IN the light of the current appetite for costume drama, Hasland Theatre Company’s production of Les Liaisons Dangereuses is timely - but Christopher Hampton’s restrained, razor-edged tragedy of manners and morals is much more than a parade of elegant waistcoats and beautiful frocks.
It would be easy to allow this barbed tale of intrigue and revenge to slip into melodrama, but director David Brooks has reined his cast back. The result is a graceful, understated production in which the rich subtext and innuendo are played, as they should be, absolutely straight. The cast cope with the long, wordy script with hardly a falter.
Nicky Beards’s scheming Marquise de Merteuil strikes the right balance of charm and acerbity, leading a largely female cast from the front.

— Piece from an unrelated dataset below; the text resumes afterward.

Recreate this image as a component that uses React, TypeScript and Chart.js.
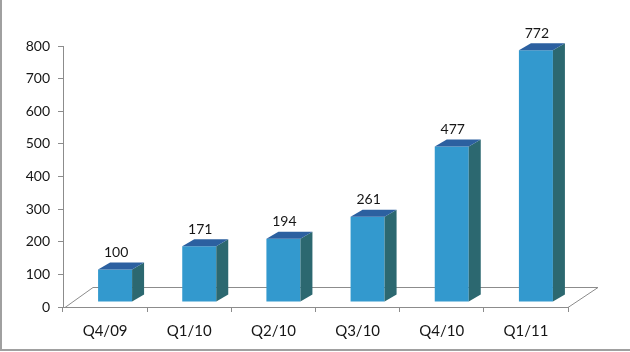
import React, { useEffect, useRef } from "react";
import { Chart, registerables } from "chart.js";

Chart.register(...registerables);

const categories = ["Q4/09", "Q1/10", "Q2/10", "Q3/10", "Q4/10", "Q1/11"];
const values = [100, 171, 194, 261, 477, 772];
const yMin = 0;
const yMax = 800;
const yStep = 100;

const FONT = "Lato";
const TEXT = "#161616";
const AXIS = "#8c8c8c";
const FRONT = "rgb(51,153,206)";
const TOP = "rgb(44,96,160)";
const SIDE = "rgb(44,104,112)";

// perspective offsets
const BAR_SHIFT_X = 10;
const BAR_SHIFT_Y = -5;
const BAR_DEPTH_X = 12;
const BAR_DEPTH_Y = -7;
const FLOOR_DX = 30;
const FLOOR_DY = -20;

const bar3d = {
  id: "bar3d",
  beforeDatasetsDraw(chart: any) {
    const { ctx, chartArea } = chart;
    const { left, right, bottom } = chartArea;
    ctx.save();
    ctx.strokeStyle = AXIS;
    ctx.lineWidth = 1;
    ctx.beginPath();
    ctx.moveTo(left + 2, bottom + 0.5);
    ctx.lineTo(left + FLOOR_DX, bottom + FLOOR_DY + 0.5);
    ctx.lineTo(right + FLOOR_DX, bottom + FLOOR_DY + 0.5);
    ctx.lineTo(right, bottom + 0.5);
    ctx.stroke();
    ctx.restore();
    ctx.save();
    ctx.translate(BAR_SHIFT_X, BAR_SHIFT_Y);
  },
  afterDatasetsDraw(chart: any) {
    const { ctx } = chart;
    const meta = chart.getDatasetMeta(0);
    meta.data.forEach((el: any, i: number) => {
      const p = el.getProps(["x", "y", "base", "width"], true);
      const l = p.x - p.width / 2;
      const r = p.x + p.width / 2;
      const t = p.y;
      const b = p.base;
      ctx.fillStyle = SIDE;
      ctx.beginPath();
      ctx.moveTo(r, t);
      ctx.lineTo(r + BAR_DEPTH_X, t + BAR_DEPTH_Y);
      ctx.lineTo(r + BAR_DEPTH_X, b + BAR_DEPTH_Y);
      ctx.lineTo(r, b);
      ctx.closePath();
      ctx.fill();
      ctx.fillStyle = TOP;
      ctx.beginPath();
      ctx.moveTo(l, t);
      ctx.lineTo(l + BAR_DEPTH_X, t + BAR_DEPTH_Y);
      ctx.lineTo(r + BAR_DEPTH_X, t + BAR_DEPTH_Y);
      ctx.lineTo(r, t);
      ctx.closePath();
      ctx.fill();
      ctx.fillStyle = TEXT;
      ctx.font = `14px ${FONT}`;
      ctx.textAlign = "center";
      ctx.textBaseline = "middle";
      ctx.fillText(String(values[i]), p.x + 1, t - 17);
    });
    ctx.restore();
  },
  afterDraw(chart: any) {
    const { ctx, width, height } = chart;
    ctx.save();
    ctx.strokeStyle = "#a0a0a0";
    ctx.lineWidth = 2;
    ctx.beginPath();
    ctx.moveTo(1, 0);
    ctx.lineTo(1, height - 2);
    ctx.lineTo(width, height - 2);
    ctx.stroke();
    ctx.restore();
  },
};

export default function App() {
  const ref = useRef<HTMLCanvasElement>(null);
  useEffect(() => {
    document.body.style.margin = "0";
    const chart = new Chart(ref.current!, {
      type: "bar",
      data: {
        labels: categories,
        datasets: [
          {
            data: values,
            backgroundColor: FRONT,
            borderWidth: 0,
            barPercentage: 0.404,
            categoryPercentage: 1,
            clip: false as any,
          },
        ],
      },
      options: {
        animation: false,
        responsive: false,
        events: [],
        layout: { padding: { top: 46, right: 62, left: 0, bottom: 0 } },
        plugins: { legend: { display: false }, tooltip: { enabled: false } },
        scales: {
          x: {
            afterFit: (s: any) => {
              s.height = 45;
            },
            grid: {
              drawOnChartArea: false,
              drawTicks: true,
              tickLength: 5,
              color: AXIS,
              offset: true,
            },
            border: { display: true, color: AXIS },
            ticks: {
              color: TEXT,
              font: { family: FONT, size: 15 },
              padding: 10,
              maxRotation: 0,
            },
          },
          y: {
            min: yMin,
            max: yMax,
            afterFit: (s: any) => {
              s.width = 63;
            },
            grid: {
              drawOnChartArea: false,
              drawTicks: true,
              tickLength: 5,
              color: AXIS,
            },
            border: { display: true, color: AXIS },
            ticks: {
              stepSize: yStep,
              color: TEXT,
              font: { family: FONT, size: 14 },
              padding: 8,
            },
          },
        },
      },
      plugins: [bar3d],
    });
    return () => chart.destroy();
  }, []);
  return (
    <div style={{ width: 630, height: 352 }}>
      <canvas ref={ref} width={630} height={352} />
    </div>
  );
}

Victoria Wilson is a revelation as fragile, tormented Madame de Tourvel, and Ann Hawkswood’s spiky Madame de Volanges provides excellent contrast.
Heather Davies as naïve Cecile is a delight, as is Becky Parry’s cameo as voluptuous Emilie; and Rachel Schofield ages well as Madame de Rosemonde.
There’s less for the men to do, but they do it well. Steve Cowley’s rather modern hairstyle strikes a slightly jarring note, but he plays brash, callow Danceny with style. Luke Ellis gives valet Azolan a sly wit.
Leading man Rob Dean is at first glance an unlikely Valmont; gentle humour is usually more his style than charming menace, but he pushes his own boundaries to produce a completely credible performance.
Add to all this the sumptuous costumes courtesy of Nottingham Lace Market Theatre, and a highly convincing sword fight towards the end, and Hasland’s new year is off to a fine start. The regular attenders who left gaps in the auditorium on the first night missed a treat.
Les Liaisons Dangereuses is at the Playhouse on Storforth Lane until Saturday, January 15.